$990,000 USD | Sold
| Monterey, California
- Originally owned by legendary racing driver Bob Grossman
- From the collection of a FCA charter member and past president
- Matching-numbers example; frequently driven and enjoyed
260 bhp, 3,286 cc V-12 engine with three Weber twin-choke carburetors, five-speed manual transaxle, independent front and rear suspension with unequal length A-arms and coil springs, and four-wheel hydraulic disc brakes. Wheelbase: 94.5 in.
Bob Grossman was, by all accounts, the kind of person for whose hands a Ferrari steering wheel was intended.
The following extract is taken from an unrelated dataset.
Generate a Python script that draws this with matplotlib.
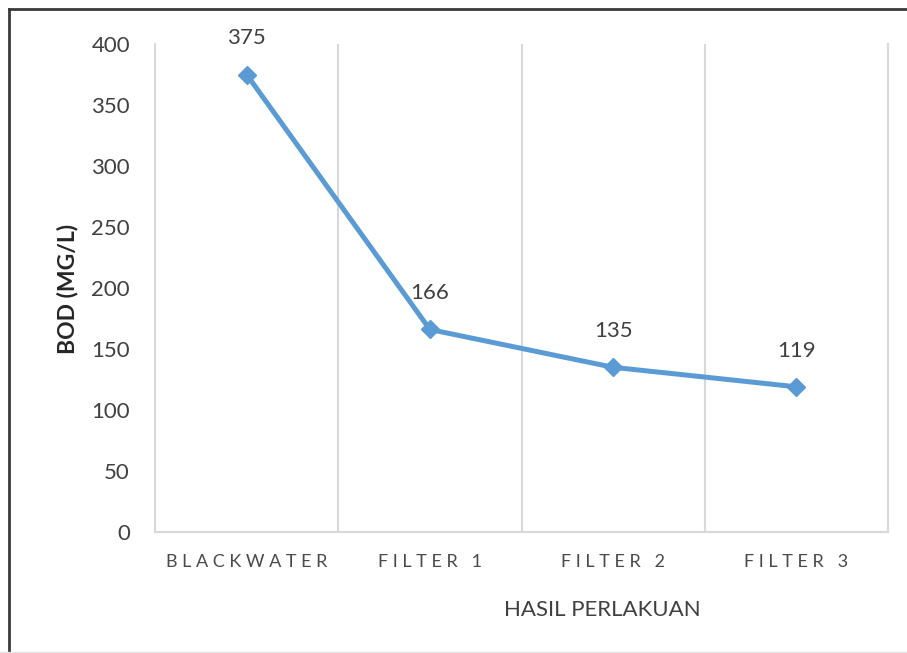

A veteran of World War II, his post-war life combined the artistry that Enzo Ferrari appreciated—Grossman was trained as a professional baritone and later enjoyed a successful side career as a watercolor artist—with the skill and tenacity on the track that he admired. After selling used cars for a few years to pay for his singing lessons, Grossman turned to sales full-time, and eventually, he began to race the cars his Nyack, New York, salesrooms handled. He most famously wielded Ferraris, becoming a well-known figure not only in SCCA racing in the United States, but also as one of the most successful privateers of the era at the 24 Hours of Le Mans, driving his own cars and favoring Ferraris, including a 5th overall finish in an alloy-bodied 250 GT California Spider in 1959.
Grossman’s vocation and avocation took him on many journeys to Europe, and it was on one such trip that, presumably while in Italy, he collected this 275 GTS, finished in Verde Scuro over Arancia (Dark Green over Orange).
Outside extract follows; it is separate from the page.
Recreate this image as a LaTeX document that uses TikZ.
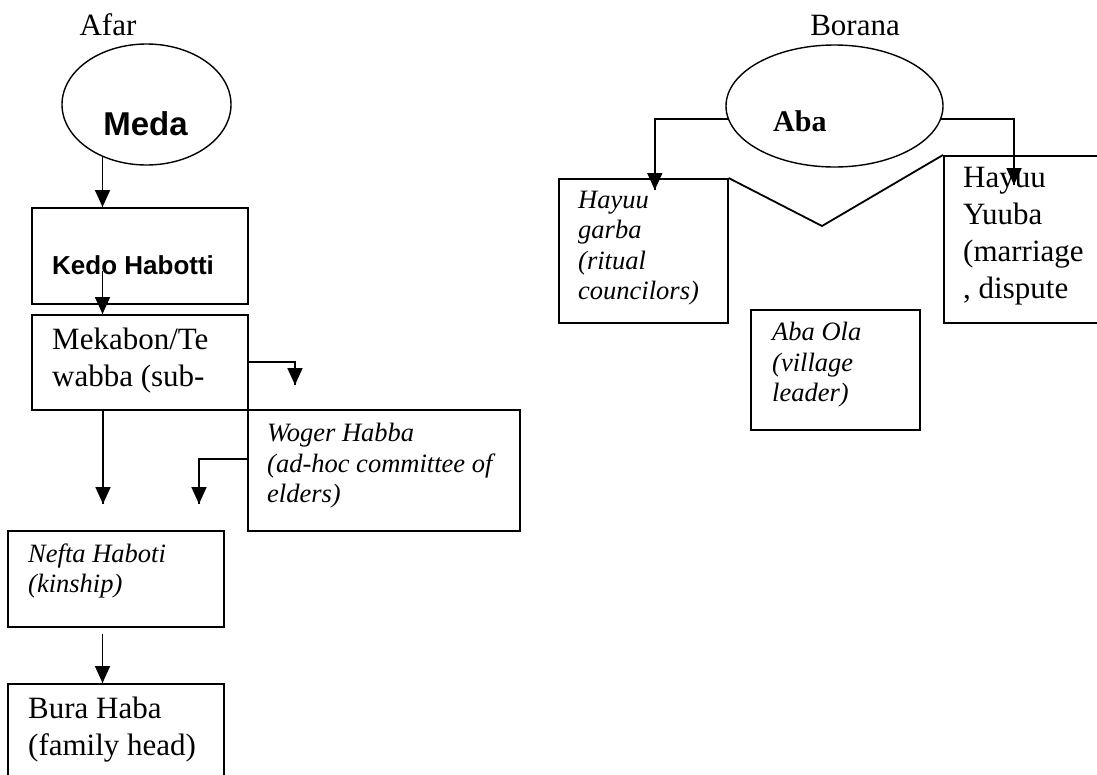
\documentclass[tikz,border=0pt]{standalone}
\usepackage{fontspec}
\setmainfont{Liberation Serif}
\newfontfamily\arialfont{Liberation Sans}
\usetikzlibrary{arrows.meta}
\usetikzlibrary{decorations.markings}
\usetikzlibrary{shapes.geometric}
\tikzset{->/.style = {decoration={markings,mark=at position 1 with {\arrow{Triangle[length=17pt,width=15pt]}}},postaction={decorate}}}
\tikzset{link/.style = {line width=1.8pt}}
\tikzset{box/.style = {draw, line width=1.6pt, rectangle, inner sep=0, anchor=north west}}
\tikzset{oval/.style = {draw, line width=1.4pt, ellipse, inner sep=0}}
\tikzset{lbl/.style = {inner sep=0, align=left, anchor=north west, execute at begin node=\strut}}
\newcommand{\bigrm}{\fontsize{31}{37}\selectfont}
\newcommand{\smallit}{\fontsize{26.5}{30.5}\selectfont\itshape}

\begin{document}
\begin{tikzpicture}[x=1pt,y=-1pt]
        \useasboundingbox (0,0) rectangle (1097,774);
        \clip (0,0) rectangle (1097,774);
        % Afar
        \node [font=\bigrm, anchor=base, inner sep=0] (afar) at (108,35) {Afar};
        \node [oval, minimum width=169, minimum height=121] (meda) at (146.5,104.5) {};
        \node [font=\arialfont\bfseries\fontsize{33}{38}\selectfont, anchor=base, inner sep=0] (medat) at (145.5,135) {Meda};
        \node [box, minimum width=216, minimum height=96] (kedo) at (31,207) {};
        \node [font=\arialfont\bfseries\fontsize{26}{30}\selectfont, anchor=base west, inner sep=0] (kedot) at (52,274) {Kedo Habotti};
        \node [box, minimum width=216, minimum height=95] (mekabon) at (31,314) {};
        \node [lbl, font=\bigrm] (mekabont) at (52,328.1) {Mekabon/Te\\wabba (sub-};
        \node [box, minimum width=272, minimum height=121] (woger) at (247,409) {};
        \node [lbl, font=\smallit] (wogert) at (267,423.2) {Woger Habba\\(ad-hoc committee of\\elders)};
        \node [box, minimum width=216, minimum height=96] (nefta) at (7,530) {};
        \node [lbl, font=\smallit] (neftat) at (28,543.2) {Nefta Haboti\\(kinship)};
        \node [box, minimum width=216, minimum height=110] (bura) at (7,683) {};
        \node [lbl, font=\bigrm] (burat) at (28,697.1) {Bura Haba\\(family head)};
        \coordinate (spine) at (meda.230);
        \coordinate (t1) at (295,385);
        \coordinate (t2) at (103,504);
        \coordinate (t3) at (199,504);
        \draw [link, ->] (spine) -- (spine |- kedo.north);
        \draw [link, ->] (spine |- kedo.center) ++(0,15) -- (spine |- mekabon.north);
        \draw [link, ->] (mekabon.east) -| (t1);
        \draw [link, ->] (t2 |- mekabon.south) -- (t2);
        \draw [link, ->] ([yshift=11.5pt]woger.west) -| (t3);
        \draw [link, ->] (spine |- nefta.south) ++(0,6) -- (spine |- bura.north);
        % Borana
        \node [font=\bigrm, anchor=base, inner sep=0] (borana) at (855,35) {Borana};
        \node [oval, minimum width=217, minimum height=122] (aba) at (834.5,106) {};
        \node [font=\bfseries\fontsize{30}{35}\selectfont, anchor=base west, inner sep=0] (abat) at (773,131) {Aba};
        \node [box, minimum width=169, minimum height=144] (garba) at (558,178) {};
        \node [lbl, font=\smallit] (garbat) at (578,190.9) {Hayuu\\garba\\(ritual\\councilors)};
        \node [box, minimum width=169, minimum height=120] (abaola) at (750,309) {};
        \node [lbl, font=\smallit] (abaolat) at (772,322.2) {Aba Ola\\(village\\leader)};
        \node [box, minimum width=170, minimum height=167] (yuuba) at (943,155) {};
        \node [lbl, font=\bigrm] (yuubat) at (963,167.1) {Hayuu\\Yuuba\\(marriage\\, dispute};
        \coordinate (zig) at (822,226);
        \draw [link] (garba.north east) -- (zig) -- (yuuba.north west);
        \draw [link, ->] (aba.187) -| ([xshift=11.5pt,yshift=-12pt]garba.north);
        \draw [link, ->] (aba.-7) -| ([xshift=71pt,yshift=-30pt]yuuba.north west);
    \end{tikzpicture}
\end{document}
This was an ideal car for a successful businessman and gentleman racer. Based upon the architecture of the legendary 275 GTB that cleaned up at race tracks during this decade, the GTS was no less exciting; it was described by Bruno Alfieri as being one of “the direct descendants—as always in the Ferrari tradition and spirit—of competition cars, and that made them unique, fascinating, and extremely enjoyable to drive.” Luxuriously trimmed for the drive to the office, and ferocious enough to run at the track, the Pininfarina-bodied convertible was powered by the latest 3.3-liter version of Ferrari’s proven “Colombo” V-12, redlining at 7,000 rpm and developing 260 brake horsepower, figures that could propel the steel and aluminum beauty from a standstill to 60 mph in just under seven seconds, and to a top speed in excess of 140 mph.
Such pleasure was offered to only 200 buyers in the GTS’s brief two-year production cycle, with the majority delivered to American customers, who, like Bob Grossman, seemed to like their 140 mph with wind in their hair. “Those who like driving,” Road & Track gushed, “owe themselves at least one of these.”
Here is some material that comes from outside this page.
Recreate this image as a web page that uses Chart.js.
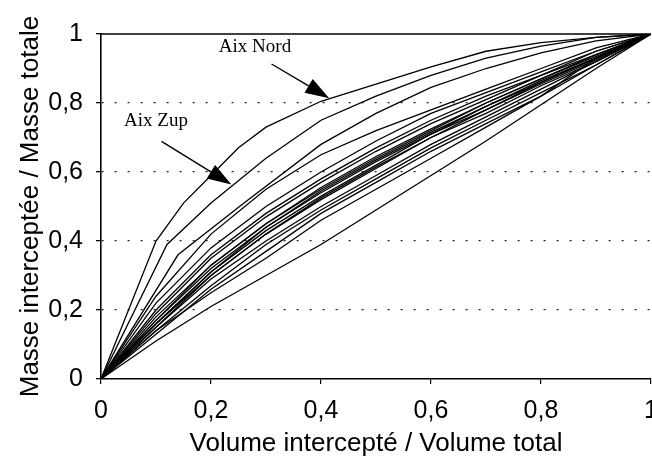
<!DOCTYPE html>
<html>
<head>
<meta charset="utf-8">
<script src="https://cdn.jsdelivr.net/npm/chart.js@4"></script>
<style>
  html, body { margin: 0; padding: 0; background: #fff; overflow: hidden; }
  #wrap { width: 680px; height: 462px; }
</style>
</head>
<body>
<div id="wrap"><canvas id="line-chart"></canvas></div>
<script>
// volume fraction on the x axis, mass fraction on the y axis
const xsStd = [0, 0.1, 0.2, 0.3, 0.4, 0.5, 0.6, 0.7, 0.8, 0.9, 1];

const aixNordX = [0, 0.1, 0.15, 0.2, 0.25, 0.3, 0.4, 0.5, 0.6, 0.7, 0.8, 0.9, 1];
const aixNordY = [0, 0.40, 0.51, 0.59, 0.67, 0.73, 0.805, 0.855, 0.905, 0.95, 0.975, 0.99, 1];

const aixZupX = [0, 0.12, 0.2, 0.3, 0.4, 0.5, 0.6, 0.7, 0.8, 0.9, 1];
const aixZupY = [0, 0.39, 0.51, 0.64, 0.75, 0.82, 0.88, 0.93, 0.965, 0.99, 1];

const site3X = [0, 0.14, 0.26, 0.4, 0.5, 0.6, 0.7, 0.8, 0.9, 1];
const site3Y = [0, 0.36, 0.51, 0.68, 0.77, 0.845, 0.90, 0.945, 0.98, 1];

// other sites, all read at xsStd
const site4 = [0, 0.24, 0.42, 0.55, 0.65, 0.72, 0.78, 0.84, 0.90, 0.96, 1];
const site5 = [0, 0.22, 0.38, 0.50, 0.60, 0.69, 0.77, 0.83, 0.89, 0.95, 1];
const site6 = [0, 0.20, 0.36, 0.48, 0.58, 0.67, 0.75, 0.82, 0.88, 0.95, 1];
const site7 = [0, 0.19, 0.35, 0.47, 0.57, 0.66, 0.74, 0.81, 0.88, 0.94, 1];
const site8 = [0, 0.18, 0.33, 0.45, 0.55, 0.64, 0.72, 0.80, 0.87, 0.94, 1];
const site9 = [0, 0.17, 0.32, 0.44, 0.54, 0.63, 0.71, 0.79, 0.86, 0.93, 1];
const site10 = [0, 0.16, 0.31, 0.43, 0.53, 0.62, 0.71, 0.78, 0.86, 0.93, 1];
const site11 = [0, 0.16, 0.30, 0.42, 0.52, 0.61, 0.70, 0.77, 0.85, 0.92, 1];
const site12 = [0, 0.15, 0.29, 0.40, 0.50, 0.59, 0.68, 0.76, 0.84, 0.92, 1];
const site13 = [0, 0.14, 0.27, 0.39, 0.49, 0.58, 0.67, 0.75, 0.83, 0.91, 1];
const site14 = [0, 0.13, 0.26, 0.37, 0.48, 0.57, 0.66, 0.74, 0.82, 0.91, 1];
const site15 = [0, 0.14, 0.25, 0.35, 0.46, 0.55, 0.64, 0.73, 0.82, 0.93, 1];
const site16 = [0, 0.11, 0.21, 0.30, 0.39, 0.49, 0.59, 0.69, 0.795, 0.90, 1];
const site17 = [0, 0.17, 0.33, 0.45, 0.555, 0.645, 0.725, 0.80, 0.87, 0.935, 1];
const site18 = [0, 0.15, 0.30, 0.42, 0.525, 0.615, 0.70, 0.78, 0.855, 0.925, 1];
const site19 = [0, 0.16, 0.31, 0.44, 0.545, 0.635, 0.715, 0.79, 0.865, 0.93, 1];

const yTicks = [0, 0.2, 0.4, 0.6, 0.8, 1];
const xTicks = [0, 0.2, 0.4, 0.6, 0.8, 1];

// text notes with arrows, in data units
const notes = [
  { text: 'Aix Nord', at: [0.28, 0.962], from: [0.31, 0.913], to: [0.415, 0.814] },
  { text: 'Aix Zup', at: [0.10, 0.747], from: [0.11, 0.689], to: [0.237, 0.564] }
];

function pairs(xs, ys) {
  return xs.map(function (x, i) { return { x: x, y: ys[i] }; });
}

let series = [pairs(aixNordX, aixNordY), pairs(aixZupX, aixZupY), pairs(site3X, site3Y)];
[site4, site5, site6, site7, site8, site9, site10, site11, site12, site13, site14, site15, site16,
  site17, site18, site19]
  .forEach(function (s) { series.push(pairs(xsStd, s)); });

let datasets = series.map(function (d) {
  return {
    data: d,
    showLine: true,
    borderColor: '#000',
    borderWidth: 1.3,
    pointRadius: 0,
    fill: false,
    tension: 0
  };
});

function comma(v) {
  return String(Math.round(v * 10) / 10).replace('.', ',');
}

const notesPlugin = {
  id: 'notes',
  afterDatasetsDraw(chart) {
    const ctx = chart.ctx;
    const area = chart.chartArea;
    const x = chart.scales.x, y = chart.scales.y;
    ctx.save();
    // solid frame line at the top (y = 1)
    ctx.strokeStyle = '#000';
    ctx.lineWidth = 1.5;
    ctx.beginPath();
    ctx.moveTo(area.left, y.getPixelForValue(1));
    ctx.lineTo(area.right, y.getPixelForValue(1));
    ctx.stroke();

    ctx.font = '19px "Liberation Serif", "Times New Roman", serif';
    ctx.fillStyle = '#000';
    ctx.textAlign = 'center';
    ctx.textBaseline = 'middle';
    notes.forEach(function (n) {
      ctx.fillText(n.text, x.getPixelForValue(n.at[0]), y.getPixelForValue(n.at[1]));
      const x0 = x.getPixelForValue(n.from[0]), y0 = y.getPixelForValue(n.from[1]);
      const x1 = x.getPixelForValue(n.to[0]), y1 = y.getPixelForValue(n.to[1]);
      const ang = Math.atan2(y1 - y0, x1 - x0);
      const len = 24, half = 8;
      const bx = x1 - len * Math.cos(ang), by = y1 - len * Math.sin(ang);
      ctx.lineWidth = 1.4;
      ctx.beginPath();
      ctx.moveTo(x0, y0);
      ctx.lineTo(bx, by);
      ctx.stroke();
      ctx.beginPath();
      ctx.moveTo(x1, y1);
      ctx.lineTo(bx + half * Math.sin(ang), by - half * Math.cos(ang));
      ctx.lineTo(bx - half * Math.sin(ang), by + half * Math.cos(ang));
      ctx.closePath();
      ctx.fill();
    });
    ctx.restore();
  }
};

new Chart(document.getElementById('line-chart'), {
  type: 'scatter',
  data: { datasets: datasets },
  plugins: [notesPlugin],
  options: {
    responsive: true,
    maintainAspectRatio: false,
    animation: false,
    layout: { padding: { top: 34, right: 29, left: 0, bottom: 0 } },
    plugins: { legend: { display: false }, tooltip: { enabled: false } },
    scales: {
      x: {
        type: 'linear',
        min: 0,
        max: 1,
        afterFit: function (scale) { scale.height = 83; },
        afterBuildTicks: function (scale) { scale.ticks = xTicks.map(function (v) { return { value: v }; }); },
        grid: { drawOnChartArea: false, tickLength: 5, color: '#000', lineWidth: 1.2 },
        border: { color: '#000', width: 1.6 },
        ticks: {
          padding: 12,
          color: '#000',
          font: { family: '"Liberation Sans", Arial, sans-serif', size: 25 },
          callback: function (v) { return comma(v); }
        },
        title: {
          display: true,
          text: 'Volume intercepté / Volume total',
          color: '#000',
          font: { family: '"Liberation Sans", Arial, sans-serif', size: 26 },
          padding: { top: 0, bottom: 3 }
        }
      },
      y: {
        type: 'linear',
        min: 0,
        max: 1,
        afterFit: function (scale) { scale.width = 101; },
        afterBuildTicks: function (scale) { scale.ticks = yTicks.map(function (v) { return { value: v }; }); },
        grid: {
          tickLength: 5,
          lineWidth: 1.3,
          color: function (c) {
            const v = c.tick ? c.tick.value : 0;
            return (v > 0.01 && v < 0.99) ? '#222' : 'rgba(0,0,0,0)';
          },
          tickColor: '#000'
        },
        border: { color: '#000', width: 1.6, dash: [2, 11] },
        ticks: {
          padding: 13,
          color: '#000',
          font: { family: '"Liberation Sans", Arial, sans-serif', size: 25 },
          callback: function (v) { return comma(v); }
        },
        title: {
          display: true,
          text: 'Masse interceptée / Masse totale',
          color: '#000',
          font: { family: '"Liberation Sans", Arial, sans-serif', size: 26 },
          padding: { top: 15, bottom: 0 }
        }
      }
    }
  }
});
</script>
</body>
</html>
After apparently spending some time in the Grossman fleet, this 275 GTS was moved on and sold by a gentleman in Missouri to Lonney D. Getlin, of Pensacola, Florida. Between 1995 and 2000, it was restored to its present appearance, in the traditional colors of Rosso Corsa over tan leather, for then-owner Henry Miller; it was a four-year-long rebuild to a completely “new” appearance in all regards, performed by noted specialists Automotive Restorations, of Connecticut. Documentation accompanying the car includes invoices totaling over $70,000.
In 2003, the Ferrari was acquired by its present owner, a charter member and past president of the Ferrari Club of America, who is, needless to say, a long-time connoisseur of the finest products of Maranello. Of the 40 Ferraris that have passed through his hands over the years, including a 250 LM and 166 MM, he describes this car as being “the most enjoyable street Ferrari of them all.” While in his loving ownership, the car has been carefully maintained and looked after, as well as enthusiastically driven, participating in the Highland Classic rally in North Carolina and many times just taken out for weekend cruising. In January 2006, it was driven to the XV Palm Beach Cavallino Classic, where it was proudly parked in the paddock.
Equipped with an AM/FM radio and Borrani wire wheels, the car is offered with a partial set of original tools and a parts book, as well as with the aforementioned restoration documentation and ownership history assembled by the owner.
This is an ideal dual-purpose Ferrari that is as suitable for summer drives on Long Island, or whisking its way through the mountains, as it is for springtime jaunts across France, with only a passenger, a pair of suitcases, and the snarl of the V-12 as good company. Those who like driving owe themselves the opportunity. It was true then, and it is true today. Bob Grossman would no doubt agree.